I asked Bates how effective the dual-mode system has been in reducing energy usage. “We’re in the process of creating a model to allow just such a calculation. However, we have projections based on our analysis of the comfort survey data that found that during the 2015 summer interior temperatures exceeded the comfort threshold for 80 percent of the staff for approximately 25 percent of the work hours,” he said. “From this we are assuming that we can meet the comfort needs with passive means 75 percent of the time, running the AC only for the remaining 25 percent of the hours, which is a significant energy reduction.”
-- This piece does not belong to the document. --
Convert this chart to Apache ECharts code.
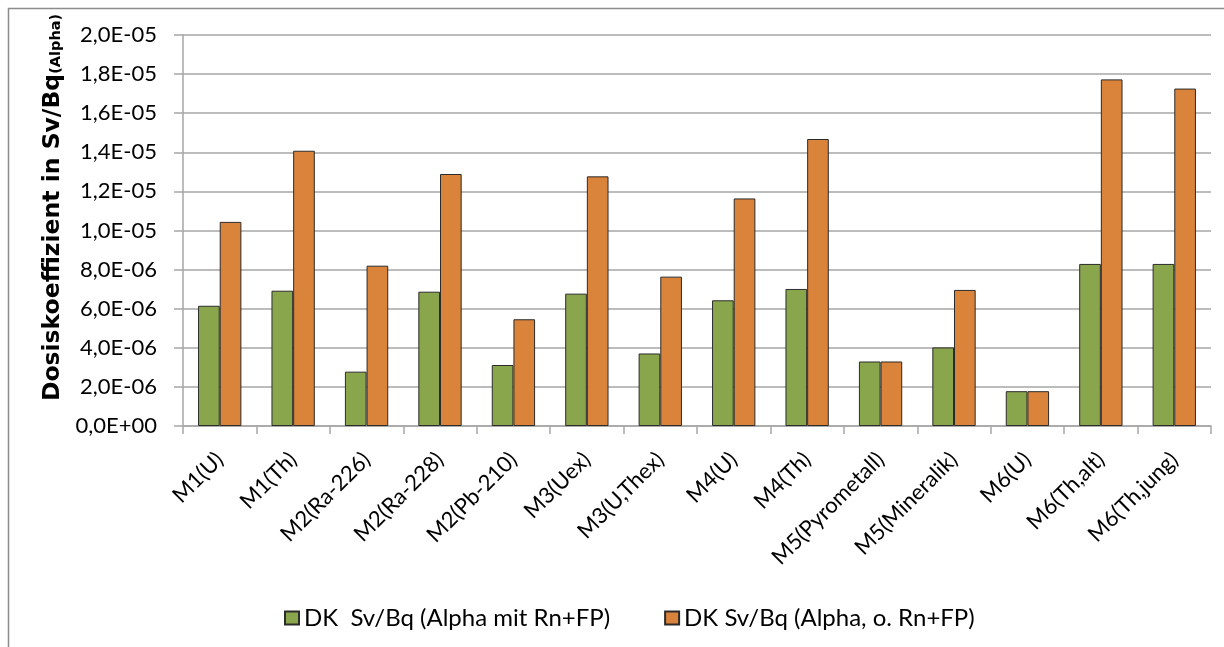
<!DOCTYPE html>
<html>
<head>
<meta charset="utf-8">
<script src="https://cdn.jsdelivr.net/npm/echarts@6/dist/echarts.min.js"></script>
<style>
  html, body { margin: 0; padding: 0; background: #fff; }
  #chart { width: 1224px; height: 647px; }
</style>
</head>
<body>
<div id="chart"></div>
<script>
// Kategorien (Modelle)
const categories = ['M1(U)', 'M1(Th)', 'M2(Ra-226)', 'M2(Ra-228)', 'M2(Pb-210)', 'M3(Uex)', 'M3(U,Thex)',
  'M4(U)', 'M4(Th)', 'M5(Pyrometall)', 'M5(Mineralik)', 'M6(U)', 'M6(Th,alt)', 'M6(Th,jung)']
// DK Sv/Bq (Alpha mit Rn+FP)
const mitRnFP = [6.15e-6, 6.92e-6, 2.78e-6, 6.87e-6, 3.12e-6, 6.77e-6, 3.71e-6,
  6.43e-6, 7.01e-6, 3.30e-6, 4.02e-6, 1.78e-6, 8.29e-6, 8.29e-6]
// DK Sv/Bq (Alpha, o. Rn+FP)
const ohneRnFP = [10.44e-6, 14.08e-6, 8.2e-6, 12.89e-6, 5.46e-6, 12.77e-6, 7.64e-6,
  11.64e-6, 14.68e-6, 3.30e-6, 6.96e-6, 1.78e-6, 17.73e-6, 17.26e-6]
const seriesNames = ['DK  Sv/Bq (Alpha mit Rn+FP)', 'DK Sv/Bq (Alpha, o. Rn+FP)']

const font = 'Lato, "Open Sans", sans-serif'
const titleFont = '"DejaVu Sans", Lato, sans-serif'

// 2,0E-05 style
function sciLabel (v) {
  if (v === 0) return '0,0E+00'
  let e = Math.floor(Math.log10(Math.abs(v)) + 1e-9)
  let m = v / Math.pow(10, e)
  const sign = e < 0 ? '-' : '+'
  const ee = String(Math.abs(e)).padStart(2, '0')
  return m.toFixed(1).replace('.', ',') + 'E' + sign + ee
}

const chart = echarts.init(document.getElementById('chart'))
chart.setOption({
  backgroundColor: '#ffffff',
  animation: false,
  graphic: [{
    type: 'rect',
    shape: { x: 8.5, y: 8.5, width: 1240, height: 660 },
    style: { fill: 'none', stroke: '#8c8c8c', lineWidth: 1.5 },
    z: -1
  }],
  grid: {
    left: 183,
    right: 13,
    top: 35,
    bottom: 221
  },
  legend: {
    bottom: 12,
    left: 279,
    itemWidth: 14,
    itemHeight: 13,
    itemGap: 54,
    icon: 'rect',
    textStyle: { fontFamily: font, fontSize: 24, color: '#000' },
    data: seriesNames
  },
  xAxis: {
    type: 'category',
    data: categories,
    axisLine: { lineStyle: { color: '#a6a6a6', width: 1.5 } },
    axisTick: { show: true, length: 8, alignWithLabel: false, lineStyle: { color: '#a6a6a6', width: 1.5 } },
    axisLabel: {
      rotate: 45,
      interval: 0,
      margin: 30,
      fontFamily: font,
      fontSize: 22,
      color: '#000'
    }
  },
  yAxis: {
    type: 'value',
    min: 0,
    max: 2e-5,
    interval: 2e-6,
    name: '{b|Dosiskoeffizient in Sv/Bq}{s|(Alpha)}',
    nameLocation: 'middle',
    nameGap: 118,
    nameTextStyle: {
      padding: [0, 0, 0, 46],
      rich: {
        b: { fontFamily: titleFont, fontSize: 23.5, fontWeight: 'bold', color: '#000' },
        s: { fontFamily: titleFont, fontSize: 14.5, fontWeight: 'bold', color: '#000', padding: [8, 0, 0, 0] }
      }
    },
    axisLine: { show: true, lineStyle: { color: '#a6a6a6', width: 1.5 } },
    axisTick: { show: true, length: 9, lineStyle: { color: '#a6a6a6', width: 1.5 } },
    axisLabel: {
      margin: 26,
      fontFamily: font,
      fontSize: 22,
      color: '#000',
      formatter: sciLabel
    },
    splitLine: { show: true, lineStyle: { color: '#a6a6a6', width: 1.5 } }
  },
  series: [{
    name: seriesNames[0],
    type: 'bar',
    barGap: '0%',
    barCategoryGap: '41%',
    itemStyle: { color: '#8aa64d', borderColor: '#2b2b2b', borderWidth: 1 },
    data: mitRnFP
  }, {
    name: seriesNames[1],
    type: 'bar',
    itemStyle: { color: '#da833b', borderColor: '#2b2b2b', borderWidth: 1 },
    data: ohneRnFP
  }]
})
</script>
</body>
</html>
“The real question is whether we can un-adjust from air-conditioning,” Kieran says. That un-adjustment involves learning a variety of new habits: how to live with indoor temperature swings, changing clothing seasonally, and using natural ventilation—that is, opening windows. It sounds simple in theory, yet as Kieran observes, “Behavioral adaptation proved to be the most difficult part of our experiment.”
He explains that clothing and work-schedule changes were difficult to implement. Some of the staff were resistant to the idea of “dressing down”—shorts and T-shirts are not to everyone’s taste. Likewise, flexible work schedules that were adapted to temperature swings did not suit everyone. Once people experienced open windows, they complained when windows were closed after a nighttime flush-out. Others found street sounds distracting. The noise of fans was universally disliked. Nor was the idea of a Cool Room universally popular—some referred to it as the FEMA Room. For those who were accustomed to the ice-box-cool interiors of American offices and shopping malls, “warm but comfortable” felt like too much of a compromise.
That is a key lesson of the KT experiment. The most challenging aspect of energy conservation may be not the technological devices but ourselves. Changing human behavior is never easy, whether it involves consuming less, driving less, living smaller and leaner, or working in an office that’s not quite as cool.